→ **Exercise goal**: The listing below should be printed exactly, every line of it. Skip the pictures.
★ ★ ★ ★ ★
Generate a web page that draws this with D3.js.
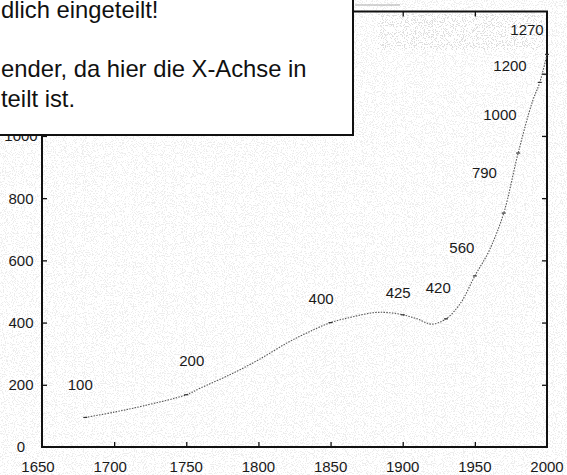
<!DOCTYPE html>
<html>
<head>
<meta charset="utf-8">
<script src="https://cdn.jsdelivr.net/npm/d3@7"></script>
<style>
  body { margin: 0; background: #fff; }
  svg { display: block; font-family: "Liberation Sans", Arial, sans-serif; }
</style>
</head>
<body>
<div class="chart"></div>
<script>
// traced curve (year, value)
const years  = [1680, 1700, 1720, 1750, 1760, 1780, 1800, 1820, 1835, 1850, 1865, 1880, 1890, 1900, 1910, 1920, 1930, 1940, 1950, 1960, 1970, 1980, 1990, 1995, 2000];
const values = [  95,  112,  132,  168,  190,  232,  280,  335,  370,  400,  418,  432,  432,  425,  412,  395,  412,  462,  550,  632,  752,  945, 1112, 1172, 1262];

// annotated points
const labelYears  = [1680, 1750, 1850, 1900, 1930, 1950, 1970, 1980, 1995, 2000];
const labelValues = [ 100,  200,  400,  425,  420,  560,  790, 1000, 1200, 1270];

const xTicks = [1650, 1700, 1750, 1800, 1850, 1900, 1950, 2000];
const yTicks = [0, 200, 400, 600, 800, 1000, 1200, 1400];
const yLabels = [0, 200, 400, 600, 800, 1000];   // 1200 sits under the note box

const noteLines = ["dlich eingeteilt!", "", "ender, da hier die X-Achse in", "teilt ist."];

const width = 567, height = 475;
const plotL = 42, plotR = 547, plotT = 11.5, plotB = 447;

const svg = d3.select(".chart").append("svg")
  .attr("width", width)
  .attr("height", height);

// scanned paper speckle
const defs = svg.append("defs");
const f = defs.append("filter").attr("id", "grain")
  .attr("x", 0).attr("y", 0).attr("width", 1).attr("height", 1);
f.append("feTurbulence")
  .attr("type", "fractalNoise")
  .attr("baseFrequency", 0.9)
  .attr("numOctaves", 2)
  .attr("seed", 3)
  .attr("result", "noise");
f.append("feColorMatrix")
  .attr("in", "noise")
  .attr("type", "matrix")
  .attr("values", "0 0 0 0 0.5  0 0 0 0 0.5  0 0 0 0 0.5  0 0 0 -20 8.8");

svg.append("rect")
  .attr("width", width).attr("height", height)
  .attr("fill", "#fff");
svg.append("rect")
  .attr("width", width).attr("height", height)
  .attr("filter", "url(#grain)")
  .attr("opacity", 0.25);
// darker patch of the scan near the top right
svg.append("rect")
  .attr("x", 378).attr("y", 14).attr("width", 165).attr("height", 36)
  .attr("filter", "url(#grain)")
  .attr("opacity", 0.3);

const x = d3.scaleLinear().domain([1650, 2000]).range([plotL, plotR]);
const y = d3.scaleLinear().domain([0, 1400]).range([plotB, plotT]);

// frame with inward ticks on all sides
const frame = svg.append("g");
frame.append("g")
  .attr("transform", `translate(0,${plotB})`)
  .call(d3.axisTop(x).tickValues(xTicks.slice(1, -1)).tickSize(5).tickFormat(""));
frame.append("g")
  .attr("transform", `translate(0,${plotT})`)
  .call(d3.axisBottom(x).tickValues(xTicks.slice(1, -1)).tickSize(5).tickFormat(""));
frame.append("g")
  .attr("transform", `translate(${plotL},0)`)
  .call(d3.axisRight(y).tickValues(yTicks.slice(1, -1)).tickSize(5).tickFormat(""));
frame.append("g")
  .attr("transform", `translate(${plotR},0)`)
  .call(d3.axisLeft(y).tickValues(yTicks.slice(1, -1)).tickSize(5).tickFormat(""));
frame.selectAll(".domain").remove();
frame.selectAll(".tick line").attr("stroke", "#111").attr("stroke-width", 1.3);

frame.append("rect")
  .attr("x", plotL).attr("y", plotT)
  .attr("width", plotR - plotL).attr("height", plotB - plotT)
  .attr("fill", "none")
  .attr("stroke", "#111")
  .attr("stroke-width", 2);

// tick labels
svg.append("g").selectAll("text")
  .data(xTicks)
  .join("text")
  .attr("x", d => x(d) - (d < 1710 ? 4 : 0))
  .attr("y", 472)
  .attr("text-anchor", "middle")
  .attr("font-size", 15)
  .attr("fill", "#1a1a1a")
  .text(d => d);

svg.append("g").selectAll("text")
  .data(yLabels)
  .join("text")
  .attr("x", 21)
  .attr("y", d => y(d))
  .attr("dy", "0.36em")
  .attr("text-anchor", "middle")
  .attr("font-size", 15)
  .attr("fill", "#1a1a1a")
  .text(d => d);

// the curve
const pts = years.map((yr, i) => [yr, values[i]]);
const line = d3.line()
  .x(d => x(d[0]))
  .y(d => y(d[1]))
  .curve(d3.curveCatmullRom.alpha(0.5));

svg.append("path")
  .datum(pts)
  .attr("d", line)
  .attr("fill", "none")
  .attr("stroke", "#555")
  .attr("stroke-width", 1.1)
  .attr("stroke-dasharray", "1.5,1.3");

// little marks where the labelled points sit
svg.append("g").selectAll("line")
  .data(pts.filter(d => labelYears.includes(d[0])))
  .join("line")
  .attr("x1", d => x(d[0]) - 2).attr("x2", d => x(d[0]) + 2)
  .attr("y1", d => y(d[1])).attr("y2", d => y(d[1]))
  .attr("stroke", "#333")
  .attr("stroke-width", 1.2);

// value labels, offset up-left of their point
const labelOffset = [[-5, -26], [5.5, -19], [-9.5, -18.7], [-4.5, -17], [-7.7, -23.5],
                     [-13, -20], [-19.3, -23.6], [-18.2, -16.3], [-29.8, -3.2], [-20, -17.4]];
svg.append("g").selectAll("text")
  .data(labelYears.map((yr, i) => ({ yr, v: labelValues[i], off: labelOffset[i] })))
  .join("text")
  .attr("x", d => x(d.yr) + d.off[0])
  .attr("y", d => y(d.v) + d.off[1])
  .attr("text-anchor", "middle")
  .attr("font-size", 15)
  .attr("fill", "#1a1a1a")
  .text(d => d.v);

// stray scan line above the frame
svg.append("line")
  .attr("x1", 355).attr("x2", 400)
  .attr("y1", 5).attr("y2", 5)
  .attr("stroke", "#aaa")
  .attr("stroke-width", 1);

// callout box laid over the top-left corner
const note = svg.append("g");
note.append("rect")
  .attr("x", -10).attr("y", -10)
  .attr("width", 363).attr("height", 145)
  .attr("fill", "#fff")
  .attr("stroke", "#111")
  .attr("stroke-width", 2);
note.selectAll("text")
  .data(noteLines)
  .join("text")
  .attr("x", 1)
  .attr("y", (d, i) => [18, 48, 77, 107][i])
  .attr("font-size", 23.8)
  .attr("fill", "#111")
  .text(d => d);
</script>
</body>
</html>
★ ★ ★ ★ ★
→ **Response below**:
Generate a web page that draws this with D3.js.
<!DOCTYPE html>
<html>
<head>
<meta charset="utf-8">
<script src="https://cdn.jsdelivr.net/npm/d3@7"></script>
<style>
  body { margin: 0; background: #fff; }
  svg { display: block; font-family: "Liberation Sans", Arial, sans-serif; }
</style>
</head>
<body>
<div class="chart"></div>
<script>
// traced curve (year, value)
const years  = [1680, 1700, 1720, 1750, 1760, 1780, 1800, 1820, 1835, 1850, 1865, 1880, 1890, 1900, 1910, 1920, 1930, 1940, 1950, 1960, 1970, 1980, 1990, 1995, 2000];
const values = [  95,  112,  132,  168,  190,  232,  280,  335,  370,  400,  418,  432,  432,  425,  412,  395,  412,  462,  550,  632,  752,  945, 1112, 1172, 1262];

// annotated points
const labelYears  = [1680, 1750, 1850, 1900, 1930, 1950, 1970, 1980, 1995, 2000];
const labelValues = [ 100,  200,  400,  425,  420,  560,  790, 1000, 1200, 1270];

const xTicks = [1650, 1700, 1750, 1800, 1850, 1900, 1950, 2000];
const yTicks = [0, 200, 400, 600, 800, 1000, 1200, 1400];
const yLabels = [0, 200, 400, 600, 800, 1000];   // 1200 sits under the note box

const noteLines = ["dlich eingeteilt!", "", "ender, da hier die X-Achse in", "teilt ist."];

const width = 567, height = 475;
const plotL = 42, plotR = 547, plotT = 11.5, plotB = 447;

const svg = d3.select(".chart").append("svg")
  .attr("width", width)
  .attr("height", height);

// scanned paper speckle
const defs = svg.append("defs");
const f = defs.append("filter").attr("id", "grain")
  .attr("x", 0).attr("y", 0).attr("width", 1).attr("height", 1);
f.append("feTurbulence")
  .attr("type", "fractalNoise")
  .attr("baseFrequency", 0.9)
  .attr("numOctaves", 2)
  .attr("seed", 3)
  .attr("result", "noise");
f.append("feColorMatrix")
  .attr("in", "noise")
  .attr("type", "matrix")
  .attr("values", "0 0 0 0 0.5  0 0 0 0 0.5  0 0 0 0 0.5  0 0 0 -20 8.8");

svg.append("rect")
  .attr("width", width).attr("height", height)
  .attr("fill", "#fff");
svg.append("rect")
  .attr("width", width).attr("height", height)
  .attr("filter", "url(#grain)")
  .attr("opacity", 0.25);
// darker patch of the scan near the top right
svg.append("rect")
  .attr("x", 378).attr("y", 14).attr("width", 165).attr("height", 36)
  .attr("filter", "url(#grain)")
  .attr("opacity", 0.3);

const x = d3.scaleLinear().domain([1650, 2000]).range([plotL, plotR]);
const y = d3.scaleLinear().domain([0, 1400]).range([plotB, plotT]);

// frame with inward ticks on all sides
const frame = svg.append("g");
frame.append("g")
  .attr("transform", `translate(0,${plotB})`)
  .call(d3.axisTop(x).tickValues(xTicks.slice(1, -1)).tickSize(5).tickFormat(""));
frame.append("g")
  .attr("transform", `translate(0,${plotT})`)
  .call(d3.axisBottom(x).tickValues(xTicks.slice(1, -1)).tickSize(5).tickFormat(""));
frame.append("g")
  .attr("transform", `translate(${plotL},0)`)
  .call(d3.axisRight(y).tickValues(yTicks.slice(1, -1)).tickSize(5).tickFormat(""));
frame.append("g")
  .attr("transform", `translate(${plotR},0)`)
  .call(d3.axisLeft(y).tickValues(yTicks.slice(1, -1)).tickSize(5).tickFormat(""));
frame.selectAll(".domain").remove();
frame.selectAll(".tick line").attr("stroke", "#111").attr("stroke-width", 1.3);

frame.append("rect")
  .attr("x", plotL).attr("y", plotT)
  .attr("width", plotR - plotL).attr("height", plotB - plotT)
  .attr("fill", "none")
  .attr("stroke", "#111")
  .attr("stroke-width", 2);

// tick labels
svg.append("g").selectAll("text")
  .data(xTicks)
  .join("text")
  .attr("x", d => x(d) - (d < 1710 ? 4 : 0))
  .attr("y", 472)
  .attr("text-anchor", "middle")
  .attr("font-size", 15)
  .attr("fill", "#1a1a1a")
  .text(d => d);

svg.append("g").selectAll("text")
  .data(yLabels)
  .join("text")
  .attr("x", 21)
  .attr("y", d => y(d))
  .attr("dy", "0.36em")
  .attr("text-anchor", "middle")
  .attr("font-size", 15)
  .attr("fill", "#1a1a1a")
  .text(d => d);

// the curve
const pts = years.map((yr, i) => [yr, values[i]]);
const line = d3.line()
  .x(d => x(d[0]))
  .y(d => y(d[1]))
  .curve(d3.curveCatmullRom.alpha(0.5));

svg.append("path")
  .datum(pts)
  .attr("d", line)
  .attr("fill", "none")
  .attr("stroke", "#555")
  .attr("stroke-width", 1.1)
  .attr("stroke-dasharray", "1.5,1.3");

// little marks where the labelled points sit
svg.append("g").selectAll("line")
  .data(pts.filter(d => labelYears.includes(d[0])))
  .join("line")
  .attr("x1", d => x(d[0]) - 2).attr("x2", d => x(d[0]) + 2)
  .attr("y1", d => y(d[1])).attr("y2", d => y(d[1]))
  .attr("stroke", "#333")
  .attr("stroke-width", 1.2);

// value labels, offset up-left of their point
const labelOffset = [[-5, -26], [5.5, -19], [-9.5, -18.7], [-4.5, -17], [-7.7, -23.5],
                     [-13, -20], [-19.3, -23.6], [-18.2, -16.3], [-29.8, -3.2], [-20, -17.4]];
svg.append("g").selectAll("text")
  .data(labelYears.map((yr, i) => ({ yr, v: labelValues[i], off: labelOffset[i] })))
  .join("text")
  .attr("x", d => x(d.yr) + d.off[0])
  .attr("y", d => y(d.v) + d.off[1])
  .attr("text-anchor", "middle")
  .attr("font-size", 15)
  .attr("fill", "#1a1a1a")
  .text(d => d.v);

// stray scan line above the frame
svg.append("line")
  .attr("x1", 355).attr("x2", 400)
  .attr("y1", 5).attr("y2", 5)
  .attr("stroke", "#aaa")
  .attr("stroke-width", 1);

// callout box laid over the top-left corner
const note = svg.append("g");
note.append("rect")
  .attr("x", -10).attr("y", -10)
  .attr("width", 363).attr("height", 145)
  .attr("fill", "#fff")
  .attr("stroke", "#111")
  .attr("stroke-width", 2);
note.selectAll("text")
  .data(noteLines)
  .join("text")
  .attr("x", 1)
  .attr("y", (d, i) => [18, 48, 77, 107][i])
  .attr("font-size", 23.8)
  .attr("fill", "#111")
  .text(d => d);
</script>
</body>
</html>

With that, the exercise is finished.